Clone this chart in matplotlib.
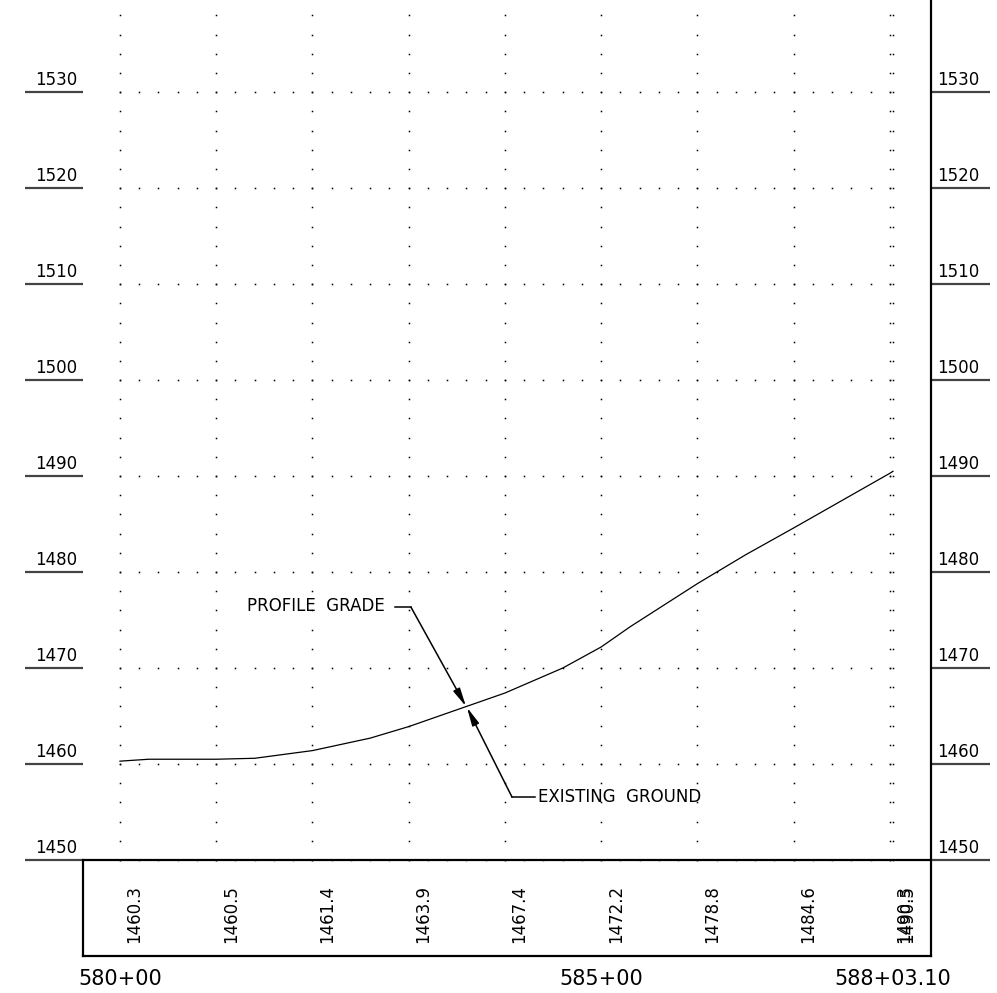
import numpy as np
import matplotlib
matplotlib.use("Agg")
import matplotlib.pyplot as plt

# profile data (station in ft from 580+00, elevation in ft)
stations = [0, 30, 100, 140, 200, 260, 300, 360, 400, 460, 500, 530, 600, 650, 700, 800, 803.1]
elevations = [1460.3, 1460.5, 1460.5, 1460.6, 1461.4, 1462.7, 1463.9, 1466.0, 1467.4,
              1470.0, 1472.2, 1474.3, 1478.8, 1481.8, 1484.6, 1490.3, 1490.5]

# labelled stations in the bottom band
label_stations = [0, 100, 200, 300, 400, 500, 600, 700, 800, 803.1]
label_values = ["1460.3", "1460.5", "1461.4", "1463.9", "1467.4",
                "1472.2", "1478.8", "1484.6", "1490.3", "1490.5"]

station_ticks = [0, 500, 803.1]
station_text = ["580+00", "585+00", "588+03.10"]

elev_ticks = [1450, 1460, 1470, 1480, 1490, 1500, 1510, 1520, 1530]

W, H = 997, 993
fig = plt.figure(figsize=(W / 100, H / 100), dpi=100)
ax = fig.add_axes([83 / W, (H - 956) / H, 848 / W, 956 / H])
ax.set_xlim(-38.4, 842.6)
ax.set_ylim(1440, 1539.6)
ax.set_xticks([])
ax.set_yticks([])
ax.spines["top"].set_visible(False)
ax.spines["left"].set_bounds(1440, 1450)
for s in ["left", "right", "bottom"]:
    ax.spines[s].set_linewidth(1.6)
ax.axhline(1450, color="black", lw=1.6, zorder=3)

# dotted grid
grid_x = [0, 100, 200, 300, 400, 500, 600, 700, 800, 803.1]
vy = np.arange(1450, 1539, 2)
for gx in grid_x:
    ax.plot(np.full(len(vy), gx), vy, ls="none", marker="s", ms=1.1, mew=0,
            color="black", zorder=1)
hx = np.arange(0, 801, 20)
for ev in elev_ticks:
    ax.plot(hx, np.full(len(hx), ev), ls="none", marker="s", ms=1.1, mew=0,
            color="black", zorder=1)

# profile line
ax.plot(stations, elevations, color="black", lw=0.9, zorder=2)

# elevation labels both sides
for ev in elev_ticks:
    ax.hlines(ev, -98.7, -38.4, color="#444444", lw=1.6, clip_on=False)
    ax.hlines(ev, 842.6, 903.9, color="#444444", lw=1.6, clip_on=False)
    ax.text(-44.7, ev + 0.35, str(ev), ha="right", va="bottom", fontsize=12,
            clip_on=False)
    ax.text(848.8, ev + 0.35, str(ev), ha="left", va="bottom", fontsize=12,
            clip_on=False)

# values in the bottom band
for st, lab in zip(label_stations, label_values):
    ax.annotate(lab, (st, 1444.4), xytext=(4, 0), textcoords="offset points",
                rotation=90, ha="left", va="center", fontsize=12)

# station labels
for st, lab in zip(station_ticks, station_text):
    ax.text(st, 1437.6, lab, ha="center", va="center", fontsize=15, clip_on=False)

# callouts
arrow = dict(arrowstyle="-|>,head_length=1.1,head_width=0.22", color="black",
             lw=1.1, shrinkA=0, shrinkB=0)
ax.plot([285.7, 302.3], [1476.35, 1476.35], color="black", lw=1.1)
ax.annotate("", xy=(359.5, 1466.0), xytext=(302.3, 1476.35), arrowprops=arrow)
ax.text(275.3, 1476.45, "PROFILE  GRADE", ha="right", va="center", fontsize=12)

ax.plot([407.3, 431.2], [1456.56, 1456.56], color="black", lw=1.1)
ax.annotate("", xy=(360.5, 1465.9), xytext=(407.3, 1456.56), arrowprops=arrow)
ax.text(434.3, 1456.56, "EXISTING  GROUND", ha="left", va="center", fontsize=12)

fig.savefig("out.png", dpi=100, facecolor="white")
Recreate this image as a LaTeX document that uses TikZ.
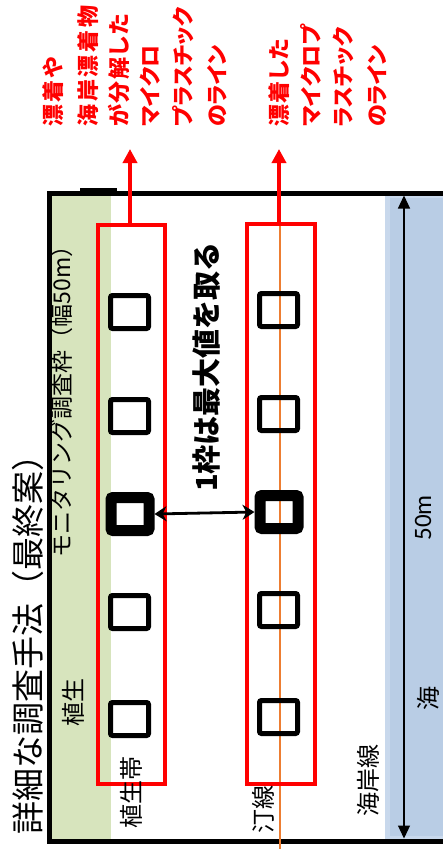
\documentclass[tikz,border=0pt]{standalone}
\usepackage{fontspec}
\setmainfont{Noto Sans CJK JP}
\newfontfamily\latf{Carlito}
\newfontfamily\jpprop[RawFeature=+palt]{Noto Sans CJK JP}
\usetikzlibrary{arrows.meta}
\definecolor{mred}{HTML}{FF0000}
\definecolor{vgreen}{HTML}{D7E4BD}
\definecolor{seablue}{HTML}{B9CDE5}
\definecolor{seaedge}{HTML}{C8D8EC}
\definecolor{shore}{HTML}{ED7D31}
\tikzset{
  sqbox/.style={draw=black, line width=5pt, minimum width=38pt, minimum height=33pt, inner sep=0pt, rounded corners=2pt},
  sqbold/.style={sqbox, line width=11pt},
  redbox/.style={draw=mred, line width=4.8pt, inner sep=0pt},
  redarr/.style={draw=mred, line width=4pt, -{Triangle[width=14pt,length=14pt]}},
  jlabel/.style={rotate=90, inner sep=0pt, font=\fontsize{24}{24}\selectfont},
  redtxt/.style={rotate=90, anchor=west, inner sep=0pt, text=mred, font=\jpprop\fontsize{22}{22}\selectfont\bfseries},
}
\begin{document}
\begin{tikzpicture}[x=1pt,y=-1pt]
\useasboundingbox (0,0) rectangle (443,849);
\clip (0,0) rectangle (443,849);
\fill[white] (0,0) rectangle (443,849);
% bands
\fill[vgreen] (51,193) rectangle (111,841);
\filldraw[fill=seablue, draw=seaedge, line width=5pt] (387.5,195.5) rectangle (460,838.5);
% frame
\draw[line width=5pt, line join=miter] (470,193) -- (49,193) -- (49,841) -- (470,841);
\fill[black] (80,188) rectangle (117,193);
% shoreline (orange)
\coordinate (o1) at (279.5,223);
\coordinate (o2) at (279.5,852);
\draw[shore, line width=2pt] (o1) -- (o2);
% red frames
\node[redbox, minimum width=67pt, minimum height=559pt] (r1) at (131.5,504.5) {};
\node[redbox, minimum width=68pt, minimum height=560pt] (r2) at (281,504) {};
% squares
\node[sqbox] (a1) at (129.5,312) {};
\node[sqbox] (a2) at (129.5,416) {};
\node[sqbold] (a3) at (130,514) {};
\node[sqbox] (a4) at (129.5,612) {};
\node[sqbox] (a5) at (129.5,719) {};
\node[sqbox] (b1) at (278.5,310) {};
\node[sqbox] (b2) at (278.5,414) {};
\node[sqbold] (b3) at (279,512) {};
\node[sqbox] (b4) at (278.5,610) {};
\node[sqbox] (b5) at (278.5,717) {};
% arrows
\draw[line width=2.8pt, {Stealth[length=12pt,width=15pt]}-{Stealth[length=12pt,width=15pt]}] (a3.east) -- (b3.west);
\coordinate (atop) at (404,195.5);
\coordinate (abot) at (404,838.5);
\draw[line width=1.2pt, {Triangle[width=12pt,length=13pt]}-{Triangle[width=12pt,length=13pt]}] (atop) -- (abot);
\coordinate (tip1) at (130,149);
\coordinate (tip2) at (279,149);
\draw[redarr] (tip1 |- r1.north) -- (tip1);
\draw[redarr] (tip2 |- r2.north) -- (tip2);
% texts
\node[rotate=90, inner sep=0pt, font=\fontsize{33}{33}\selectfont] (title) at (28,636) {詳細な調査手法（最終案）};
\node[rotate=90, inner sep=0pt, font=\fontsize{23}{23}\selectfont] (mon) at (62,396) {モニタリング調査枠（幅50m）};
\node[rotate=90, inner sep=0pt, font=\fontsize{29}{29}\selectfont\bfseries] (maxv) at (207,367) {1枠は最大値を取る};
\node[jlabel] (veg) at (73,702) {植生};
\node[jlabel] (vegz) at (131,792) {植生帯};
\node[jlabel] (tei) at (263,809) {汀線};
\node[jlabel] (kai) at (368,780) {海岸線};
\node[jlabel] (umi) at (428,698) {海};
\node[rotate=90, inner sep=0pt, font=\fontsize{25}{25}\latf] (len) at (423,518) {50m};
% red captions
\node[redtxt] (c1) at (53,127) {\addfontfeatures{LetterSpace=11}漂着や};
\node[redtxt] (c2) at (88,127) {\addfontfeatures{LetterSpace=13}海岸漂着物};
\node[redtxt] (c3) at (119,127) {\addfontfeatures{LetterSpace=7}が分解した};
\node[redtxt] (c4) at (150,127) {マイクロ};
\node[redtxt] (c5) at (183,127) {プラスチック};
\node[redtxt] (c6) at (217,127) {のライン};
\node[redtxt] (d1) at (279,127) {\addfontfeatures{LetterSpace=6}漂着した};
\node[redtxt] (d2) at (311,127) {マイクロプ};
\node[redtxt] (d3) at (343,127) {ラスチック};
\node[redtxt] (d4) at (377,127) {のライン};
\end{tikzpicture}
\end{document}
────────────────────────────────────────
PROBLEM STATEMENT: Select every line in the records above that contains the word "this".

EXERCISE RESULT:
Clone this chart in matplotlib.
Recreate this image as a LaTeX document that uses TikZ.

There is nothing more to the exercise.